● WORK TO DO
Write out the data below exactly as given, without any of its pictures.

--------------------

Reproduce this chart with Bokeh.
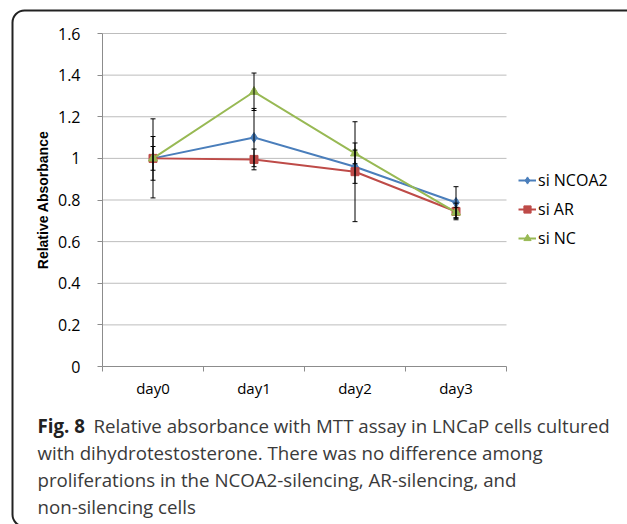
from bokeh.plotting import figure
from bokeh.models import (Range1d, FixedTicker, NumeralTickFormatter, Legend,
                          Label, BoxAnnotation)
from bokeh.embed import file_html
from bokeh.resources import INLINE

days = ["day0", "day1", "day2", "day3"]
ncoa2 = [1.0, 1.10, 0.96, 0.788]
ncoa2_err = [0.105, 0.14, 0.08, 0.076]
ar = [1.0, 0.995, 0.936, 0.745]
ar_err = [0.057, 0.05, 0.24, 0.04]
nc = [1.0, 1.32, 1.024, 0.74]
nc_err = [0.19, 0.09, 0.05, 0.025]
y_ticks = [0, 0.2, 0.4, 0.6, 0.8, 1.0, 1.2, 1.4, 1.6]

caption_bold = "Fig. 8"
caption_lines = [
    "Relative absorbance with MTT assay in LNCaP cells cultured",
    "with dihydrotestosterone. There was no difference among",
    "proliferations in the NCOA2-silencing, AR-silencing, and",
    "non-silencing cells",
]

xs = [i + 0.5 for i in range(len(days))]
y_max = y_ticks[-1]

W, H = 627, 524
# plot area (in canvas pixels) that the data region occupies
PX0, PX1 = 102, 506
PY0, PY1 = 366, 33
sx = (PX1 - PX0) / len(days)
sy = (PY0 - PY1) / y_max

p = figure(width=W, height=H, output_backend="svg", toolbar_location=None,
           x_range=Range1d(-PX0 / sx, (W - PX0) / sx),
           y_range=Range1d(-(H - PY0) / sy, PY0 / sy),
           min_border=0)
p.outline_line_color = None
p.grid.visible = False

xa = p.xaxis[0]
xa.fixed_location = 0
xa.bounds = (0, len(days))
xa.ticker = FixedTicker(ticks=xs, minor_ticks=list(range(len(days) + 1)))
xa.major_label_overrides = {x: d for x, d in zip(xs, days)}
xa.major_tick_out = 0
xa.major_tick_in = 0
xa.minor_tick_out = 5
xa.minor_tick_in = 0
xa.minor_tick_line_color = "#8c8c8c"
xa.axis_line_color = "#8c8c8c"
xa.major_label_text_font = "Open Sans"
xa.major_label_text_font_size = "15px"
xa.major_label_text_color = "black"
xa.major_label_standoff = 6

ya = p.yaxis[0]
ya.fixed_location = 0
ya.bounds = (0, y_max)
ya.ticker = FixedTicker(ticks=y_ticks)
ya.formatter = NumeralTickFormatter(format="0.[0]")
ya.major_tick_out = 5
ya.major_tick_in = 0
ya.minor_tick_line_color = None
ya.major_tick_line_color = "#8c8c8c"
ya.axis_line_color = "#8c8c8c"
ya.major_label_text_font = "Open Sans"
ya.major_label_text_font_size = "16px"
ya.major_label_text_color = "black"
ya.major_label_standoff = 17
ya.axis_label = "Relative Absorbance"
ya.axis_label_text_font = "Liberation Sans"
ya.axis_label_text_font_style = "bold"
ya.axis_label_text_font_size = "14px"
ya.axis_label_text_color = "black"
ya.axis_label_standoff = 4

# horizontal gridlines at the y ticks, across the category span
grid_y = y_ticks[1:]
p.segment(x0=[0] * len(grid_y), y0=grid_y, x1=[len(days)] * len(grid_y),
          y1=grid_y, line_color="#bdbdbd", line_width=1, level="underlay")

series = [
    ("si NCOA2", ncoa2, ncoa2_err, "#4a7ebb", "diamond", 10),
    ("si AR", ar, ar_err, "#be4b48", "square", 8),
    ("si NC", nc, nc_err, "#98b954", "triangle", 9),
]

items = []
for name, vals, errs, color, marker, size in series:
    l = p.line(xs, vals, line_color=color, line_width=2)
    s = p.scatter(xs, vals, marker=marker, size=size, fill_color=color,
                  line_color=color)
    items.append((name, [l, s]))

for name, vals, errs, color, marker, size in series:
    lo = [v - e for v, e in zip(vals, errs)]
    hi = [v + e for v, e in zip(vals, errs)]
    p.segment(xs, lo, xs, hi, line_color="black", line_width=1)
    p.scatter(xs, lo, marker="dash", size=5, line_color="black", line_width=1)
    p.scatter(xs, hi, marker="dash", size=5, line_color="black", line_width=1)

legend = Legend(items=items, location=(518, H - 249), padding=0, margin=0,
                spacing=7, glyph_width=18, glyph_height=20, label_height=20,
                label_standoff=2, border_line_color=None,
                background_fill_alpha=0,
                label_text_font="Open Sans", label_text_font_size="16px",
                label_text_color="black")
p.add_layout(legend)

# caption
cap_x = 37
cap_base = [425, 452, 479, 506]
cap_size = "18.7px"
p.add_layout(Label(x=cap_x, y=H - cap_base[0], x_units="screen",
                   y_units="screen", text=caption_bold, text_font="Open Sans",
                   text_font_style="bold", text_font_size=cap_size,
                   text_color="#222222", text_baseline="alphabetic"))
for i, line in enumerate(caption_lines):
    x = cap_x + (56 if i == 0 else 0)
    p.add_layout(Label(x=x, y=H - cap_base[i], x_units="screen",
                       y_units="screen", text=line, text_font="Open Sans",
                       text_font_size=cap_size, text_color="#3a3a3a",
                       text_baseline="alphabetic"))

# rounded frame (right and bottom edges fall outside the picture)
p.add_layout(BoxAnnotation(left=12, right=W + 80, top=H - 10, bottom=H - 526,
                           left_units="screen", right_units="screen",
                           top_units="screen", bottom_units="screen",
                           fill_color=None, fill_alpha=0,
                           line_color="#222222", line_alpha=1, line_width=2,
                           border_radius=12, level="overlay"))

open("out.html", "w").write(file_html(p, INLINE))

--------------------

● THE COMPLETED TASK
Reproduce this chart with Bokeh.
from bokeh.plotting import figure
from bokeh.models import (Range1d, FixedTicker, NumeralTickFormatter, Legend,
                          Label, BoxAnnotation)
from bokeh.embed import file_html
from bokeh.resources import INLINE

days = ["day0", "day1", "day2", "day3"]
ncoa2 = [1.0, 1.10, 0.96, 0.788]
ncoa2_err = [0.105, 0.14, 0.08, 0.076]
ar = [1.0, 0.995, 0.936, 0.745]
ar_err = [0.057, 0.05, 0.24, 0.04]
nc = [1.0, 1.32, 1.024, 0.74]
nc_err = [0.19, 0.09, 0.05, 0.025]
y_ticks = [0, 0.2, 0.4, 0.6, 0.8, 1.0, 1.2, 1.4, 1.6]

caption_bold = "Fig. 8"
caption_lines = [
    "Relative absorbance with MTT assay in LNCaP cells cultured",
    "with dihydrotestosterone. There was no difference among",
    "proliferations in the NCOA2-silencing, AR-silencing, and",
    "non-silencing cells",
]

xs = [i + 0.5 for i in range(len(days))]
y_max = y_ticks[-1]

W, H = 627, 524
# plot area (in canvas pixels) that the data region occupies
PX0, PX1 = 102, 506
PY0, PY1 = 366, 33
sx = (PX1 - PX0) / len(days)
sy = (PY0 - PY1) / y_max

p = figure(width=W, height=H, output_backend="svg", toolbar_location=None,
           x_range=Range1d(-PX0 / sx, (W - PX0) / sx),
           y_range=Range1d(-(H - PY0) / sy, PY0 / sy),
           min_border=0)
p.outline_line_color = None
p.grid.visible = False

xa = p.xaxis[0]
xa.fixed_location = 0
xa.bounds = (0, len(days))
xa.ticker = FixedTicker(ticks=xs, minor_ticks=list(range(len(days) + 1)))
xa.major_label_overrides = {x: d for x, d in zip(xs, days)}
xa.major_tick_out = 0
xa.major_tick_in = 0
xa.minor_tick_out = 5
xa.minor_tick_in = 0
xa.minor_tick_line_color = "#8c8c8c"
xa.axis_line_color = "#8c8c8c"
xa.major_label_text_font = "Open Sans"
xa.major_label_text_font_size = "15px"
xa.major_label_text_color = "black"
xa.major_label_standoff = 6

ya = p.yaxis[0]
ya.fixed_location = 0
ya.bounds = (0, y_max)
ya.ticker = FixedTicker(ticks=y_ticks)
ya.formatter = NumeralTickFormatter(format="0.[0]")
ya.major_tick_out = 5
ya.major_tick_in = 0
ya.minor_tick_line_color = None
ya.major_tick_line_color = "#8c8c8c"
ya.axis_line_color = "#8c8c8c"
ya.major_label_text_font = "Open Sans"
ya.major_label_text_font_size = "16px"
ya.major_label_text_color = "black"
ya.major_label_standoff = 17
ya.axis_label = "Relative Absorbance"
ya.axis_label_text_font = "Liberation Sans"
ya.axis_label_text_font_style = "bold"
ya.axis_label_text_font_size = "14px"
ya.axis_label_text_color = "black"
ya.axis_label_standoff = 4

# horizontal gridlines at the y ticks, across the category span
grid_y = y_ticks[1:]
p.segment(x0=[0] * len(grid_y), y0=grid_y, x1=[len(days)] * len(grid_y),
          y1=grid_y, line_color="#bdbdbd", line_width=1, level="underlay")

series = [
    ("si NCOA2", ncoa2, ncoa2_err, "#4a7ebb", "diamond", 10),
    ("si AR", ar, ar_err, "#be4b48", "square", 8),
    ("si NC", nc, nc_err, "#98b954", "triangle", 9),
]

items = []
for name, vals, errs, color, marker, size in series:
    l = p.line(xs, vals, line_color=color, line_width=2)
    s = p.scatter(xs, vals, marker=marker, size=size, fill_color=color,
                  line_color=color)
    items.append((name, [l, s]))

for name, vals, errs, color, marker, size in series:
    lo = [v - e for v, e in zip(vals, errs)]
    hi = [v + e for v, e in zip(vals, errs)]
    p.segment(xs, lo, xs, hi, line_color="black", line_width=1)
    p.scatter(xs, lo, marker="dash", size=5, line_color="black", line_width=1)
    p.scatter(xs, hi, marker="dash", size=5, line_color="black", line_width=1)

legend = Legend(items=items, location=(518, H - 249), padding=0, margin=0,
                spacing=7, glyph_width=18, glyph_height=20, label_height=20,
                label_standoff=2, border_line_color=None,
                background_fill_alpha=0,
                label_text_font="Open Sans", label_text_font_size="16px",
                label_text_color="black")
p.add_layout(legend)

# caption
cap_x = 37
cap_base = [425, 452, 479, 506]
cap_size = "18.7px"
p.add_layout(Label(x=cap_x, y=H - cap_base[0], x_units="screen",
                   y_units="screen", text=caption_bold, text_font="Open Sans",
                   text_font_style="bold", text_font_size=cap_size,
                   text_color="#222222", text_baseline="alphabetic"))
for i, line in enumerate(caption_lines):
    x = cap_x + (56 if i == 0 else 0)
    p.add_layout(Label(x=x, y=H - cap_base[i], x_units="screen",
                       y_units="screen", text=line, text_font="Open Sans",
                       text_font_size=cap_size, text_color="#3a3a3a",
                       text_baseline="alphabetic"))

# rounded frame (right and bottom edges fall outside the picture)
p.add_layout(BoxAnnotation(left=12, right=W + 80, top=H - 10, bottom=H - 526,
                           left_units="screen", right_units="screen",
                           top_units="screen", bottom_units="screen",
                           fill_color=None, fill_alpha=0,
                           line_color="#222222", line_alpha=1, line_width=2,
                           border_radius=12, level="overlay"))

open("out.html", "w").write(file_html(p, INLINE))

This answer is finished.